Meine persönliche Lauflage: aufgrund meiner momentanen Tätigkeit hause ich in der Woche nicht in meiner Heimat Magdeburg (S-A), sondern in Augustdorf (NRW)... Und das schon genau seit einem Jahr. Die Sache war anfangs: in den meisten Trainings zusammen mit meinem Laufpartner gelaufen (jackdaniels) bzw. mit dem Verein. Seit dem ich in NRW unter der Woche wohne, ist das Training sehr, sehr einsam, denn: ich kenne hier niemanden Weiteres, der läuft - und ich verlange nun nichtmal das Pensum meines Trainings. :nene: Ich bin zwar am Wochenende wieder daheim, jedoch klappt das gemeinsame laufen nicht immer.
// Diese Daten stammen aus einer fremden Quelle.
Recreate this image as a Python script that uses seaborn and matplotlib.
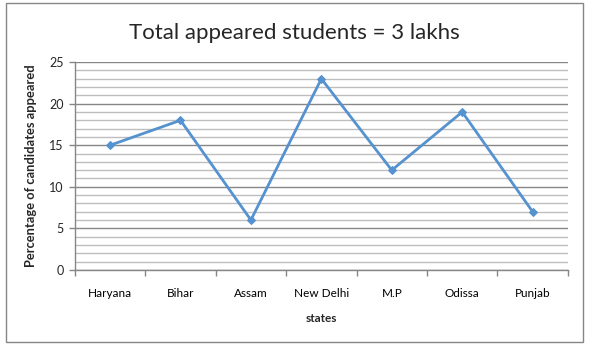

Auf jedenfall bemerkte ich nach und nach, wie ich langsam immer mehr in Gedanken versunken bin - gänzlich anders wie beim kollektiven Laufen, wo andauernd erzählt wurde - und das dann auch bald soweit, dass ich beim Training am Wochenende mit jackdaniels (er hat übrigens das gleiche "Schicksal" - jedoch nicht NRW, sonder Berlin) mich mit ihm die ganze Zeit unbewusst ignoriert und angeschwiegen habe, da wir wie (neuerdings) gewohnt liefen und nachdachten. Und wir bemerkten es nicht mal... Das lief eine ganze Weile so, bis wir uns darüber mal unterhielten. Der (von uns) so genannte Laufautismus ist dort eingetreten. Um nicht in Monotonie zu geraten, hat sich nach und nach unser Hirn präventiv mit Gedanken jeglicher Art beschäftigt. Und die Gedanken reichen oftmals über nachdenkliche Themen bis hin zu albernen Rumspinnereien. Was mir anfangs also wirklich schwer viel, sprich die längeren Läufe andauernd alleine "bestreiten" zu müssen, hat sich später gewandelt, sogar so weit, dass selbst Strecken über 25km kein Problem sind und ich dabei nie "ausdenke"... Ein wichtiger postiver Aspekt ist der, dass bei Läufen (10km, HM, etc.), in denen es echt langweilige Abschnitte gab bzw. solche Abschnitte, in denen man normalerweise zu Einbrüchen neigt, mir der Laufautismus im intensiven Tempo darüber hinweg half. Also, das Visuelle eher nach innen zu verlagern und die Außenwelt eher unterschwellig wahrzunehmen. Hoffe, das ist soweit erstmal verständlich. :confused: :wink:
So auch die Laufpsychologie während harter Einheiten und Wettkämpfen: grundsätzlich ist man bei solchen sehr anspruchsvollen Läufen vom Kopf her im Rennen. Jedoch lag bei mir die Gefahr nahe, dass ich anfing, die Kilometer/Runden runter zu zählen. Was mir persönlich nicht immer zu Gute kam. Irgendwann erzählte mir jackdaniels, dass irgendein Läufer (leider keine Ahnung mehr, wer es war) die Taktik nutzte, sich währenddessen vorzustellen, dass er wie eine Katze oder ein ähnlich schnelles Raubtier rennt, um es förmlich zu übertragen und einem von diesem runterzählen wegbringt. Natürlich habe ich das ausprobiert, kam dann aber während diesem "Feldversuchen" eher doch zum Entschluss, dass rein positive Gedanken einen viel größeren Effekt haben. So habe an echt gute und glückliche Situationen gedacht, schöne Dinge, die noch kommen (könnten), und weitere Sachen dieser Richtung. Bei gewissen mentalen Training kommt es dann auch (belesener Maßen) zur Dopamin- und letztendlich auch zur Adrenalinausschüttung, wovon ich dann auch selber bald von zeugen konnte - nie ging ein TDL so gut von der Hand... Natürlich gingen auch da meine Augen regelmäßig zu Uhr.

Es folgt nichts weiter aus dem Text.